Locate all lines with the word "this" and copy them out.

RAW RECORDS:
§ §

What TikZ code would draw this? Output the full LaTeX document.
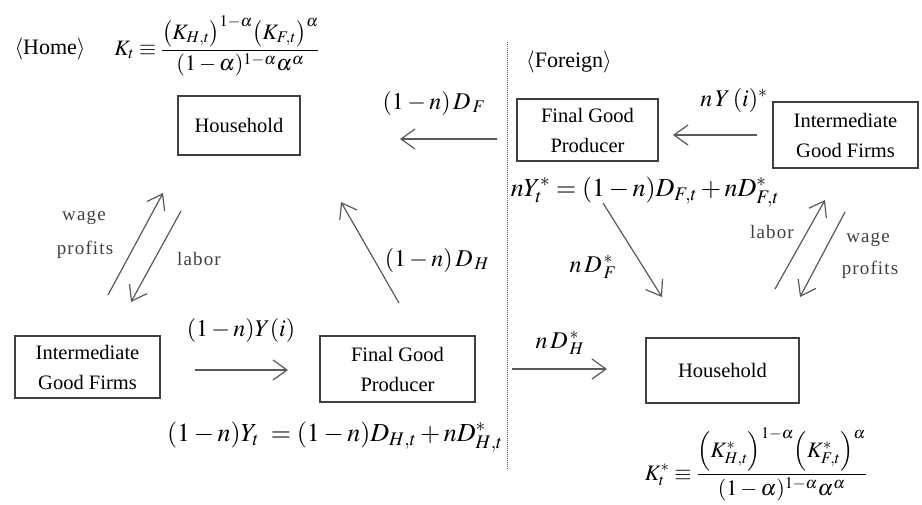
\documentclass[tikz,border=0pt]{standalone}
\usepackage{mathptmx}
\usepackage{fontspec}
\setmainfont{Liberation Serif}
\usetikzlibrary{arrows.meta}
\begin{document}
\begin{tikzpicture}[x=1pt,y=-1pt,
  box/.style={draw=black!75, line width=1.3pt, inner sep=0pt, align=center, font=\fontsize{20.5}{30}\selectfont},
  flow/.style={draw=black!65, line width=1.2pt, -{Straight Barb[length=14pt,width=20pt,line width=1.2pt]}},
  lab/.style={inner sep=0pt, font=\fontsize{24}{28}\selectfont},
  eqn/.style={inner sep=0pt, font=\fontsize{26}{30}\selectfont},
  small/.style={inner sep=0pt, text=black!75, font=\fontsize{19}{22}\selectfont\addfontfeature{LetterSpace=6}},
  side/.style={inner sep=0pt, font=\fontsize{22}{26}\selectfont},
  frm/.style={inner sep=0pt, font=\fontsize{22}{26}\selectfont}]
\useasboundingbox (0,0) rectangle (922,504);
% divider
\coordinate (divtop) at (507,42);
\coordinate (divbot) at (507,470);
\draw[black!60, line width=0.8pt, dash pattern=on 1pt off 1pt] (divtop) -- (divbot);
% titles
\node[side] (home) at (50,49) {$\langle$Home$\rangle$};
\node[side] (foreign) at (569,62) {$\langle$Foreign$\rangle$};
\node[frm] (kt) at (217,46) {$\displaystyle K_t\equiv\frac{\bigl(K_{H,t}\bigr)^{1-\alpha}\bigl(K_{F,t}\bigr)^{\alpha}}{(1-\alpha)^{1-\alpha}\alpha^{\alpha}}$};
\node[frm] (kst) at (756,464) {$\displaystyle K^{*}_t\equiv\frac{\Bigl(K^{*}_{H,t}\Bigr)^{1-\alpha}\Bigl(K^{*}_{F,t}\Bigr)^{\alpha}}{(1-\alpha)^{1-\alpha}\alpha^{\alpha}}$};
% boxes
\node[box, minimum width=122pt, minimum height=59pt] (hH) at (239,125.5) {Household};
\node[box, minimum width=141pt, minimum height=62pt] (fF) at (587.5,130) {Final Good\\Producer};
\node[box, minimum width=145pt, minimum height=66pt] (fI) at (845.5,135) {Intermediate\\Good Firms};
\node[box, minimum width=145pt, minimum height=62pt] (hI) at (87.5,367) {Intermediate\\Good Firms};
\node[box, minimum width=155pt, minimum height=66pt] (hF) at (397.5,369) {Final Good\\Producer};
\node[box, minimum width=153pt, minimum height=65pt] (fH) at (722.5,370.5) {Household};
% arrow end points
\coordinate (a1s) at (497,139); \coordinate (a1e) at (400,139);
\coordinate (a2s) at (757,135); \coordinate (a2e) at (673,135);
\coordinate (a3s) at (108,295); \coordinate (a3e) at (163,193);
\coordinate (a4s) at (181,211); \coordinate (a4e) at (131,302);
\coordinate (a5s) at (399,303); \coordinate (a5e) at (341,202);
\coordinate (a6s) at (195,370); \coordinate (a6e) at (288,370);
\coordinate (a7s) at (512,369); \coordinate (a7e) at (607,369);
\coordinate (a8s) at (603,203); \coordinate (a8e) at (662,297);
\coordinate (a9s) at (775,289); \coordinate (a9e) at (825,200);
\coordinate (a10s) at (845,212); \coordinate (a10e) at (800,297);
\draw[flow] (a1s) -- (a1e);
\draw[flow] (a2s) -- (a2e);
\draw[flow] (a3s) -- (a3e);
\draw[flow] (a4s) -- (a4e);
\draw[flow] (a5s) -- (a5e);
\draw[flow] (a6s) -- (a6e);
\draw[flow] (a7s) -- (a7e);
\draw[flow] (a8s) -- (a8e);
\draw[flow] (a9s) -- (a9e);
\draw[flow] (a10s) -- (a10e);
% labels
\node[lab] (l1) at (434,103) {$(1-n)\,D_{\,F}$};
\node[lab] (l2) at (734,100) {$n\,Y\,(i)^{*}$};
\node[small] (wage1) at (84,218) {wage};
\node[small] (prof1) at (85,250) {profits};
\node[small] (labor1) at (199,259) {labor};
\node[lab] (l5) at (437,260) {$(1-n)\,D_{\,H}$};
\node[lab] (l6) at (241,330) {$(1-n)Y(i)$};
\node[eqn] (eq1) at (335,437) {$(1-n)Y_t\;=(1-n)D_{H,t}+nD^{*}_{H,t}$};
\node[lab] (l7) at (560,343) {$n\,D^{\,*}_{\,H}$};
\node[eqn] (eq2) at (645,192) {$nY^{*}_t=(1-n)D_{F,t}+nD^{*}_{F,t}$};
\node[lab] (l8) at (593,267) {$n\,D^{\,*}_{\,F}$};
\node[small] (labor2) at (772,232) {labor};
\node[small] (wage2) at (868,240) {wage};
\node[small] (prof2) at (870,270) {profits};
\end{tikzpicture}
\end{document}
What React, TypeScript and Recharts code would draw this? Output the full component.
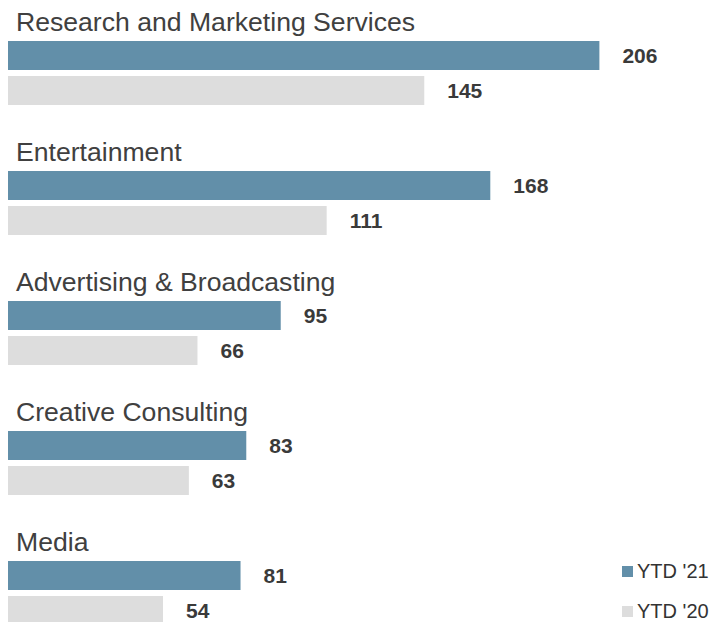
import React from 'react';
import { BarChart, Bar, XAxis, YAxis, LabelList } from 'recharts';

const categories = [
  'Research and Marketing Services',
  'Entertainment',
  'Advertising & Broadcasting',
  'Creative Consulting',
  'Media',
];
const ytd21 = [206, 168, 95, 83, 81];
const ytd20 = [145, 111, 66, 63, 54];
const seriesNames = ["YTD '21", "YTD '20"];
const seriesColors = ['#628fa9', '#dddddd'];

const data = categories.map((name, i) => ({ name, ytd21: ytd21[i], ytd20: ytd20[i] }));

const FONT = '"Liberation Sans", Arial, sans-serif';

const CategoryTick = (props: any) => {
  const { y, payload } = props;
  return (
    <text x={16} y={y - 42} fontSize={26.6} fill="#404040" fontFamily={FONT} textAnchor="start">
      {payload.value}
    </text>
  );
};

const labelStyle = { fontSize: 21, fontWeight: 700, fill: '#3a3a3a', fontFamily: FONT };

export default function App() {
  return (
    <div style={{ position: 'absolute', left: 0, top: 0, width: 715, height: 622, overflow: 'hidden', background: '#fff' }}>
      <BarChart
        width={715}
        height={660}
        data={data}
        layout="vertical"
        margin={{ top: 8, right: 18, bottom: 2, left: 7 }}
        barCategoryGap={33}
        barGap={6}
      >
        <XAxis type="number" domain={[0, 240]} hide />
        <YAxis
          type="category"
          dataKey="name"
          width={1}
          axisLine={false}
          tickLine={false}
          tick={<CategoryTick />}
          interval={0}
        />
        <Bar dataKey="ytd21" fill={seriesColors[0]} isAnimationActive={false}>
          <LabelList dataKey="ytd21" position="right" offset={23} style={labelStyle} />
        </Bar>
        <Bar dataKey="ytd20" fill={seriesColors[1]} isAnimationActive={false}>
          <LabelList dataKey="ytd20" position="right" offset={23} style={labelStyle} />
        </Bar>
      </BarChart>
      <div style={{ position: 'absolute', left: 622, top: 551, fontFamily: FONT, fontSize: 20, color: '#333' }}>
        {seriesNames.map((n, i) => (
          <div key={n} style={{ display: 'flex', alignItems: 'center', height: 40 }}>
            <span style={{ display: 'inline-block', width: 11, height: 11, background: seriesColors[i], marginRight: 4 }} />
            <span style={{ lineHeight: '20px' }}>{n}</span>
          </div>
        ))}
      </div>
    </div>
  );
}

§ §

COMPLETE OUTPUT:
What TikZ code would draw this? Output the full LaTeX document.
What React, TypeScript and Recharts code would draw this? Output the full component.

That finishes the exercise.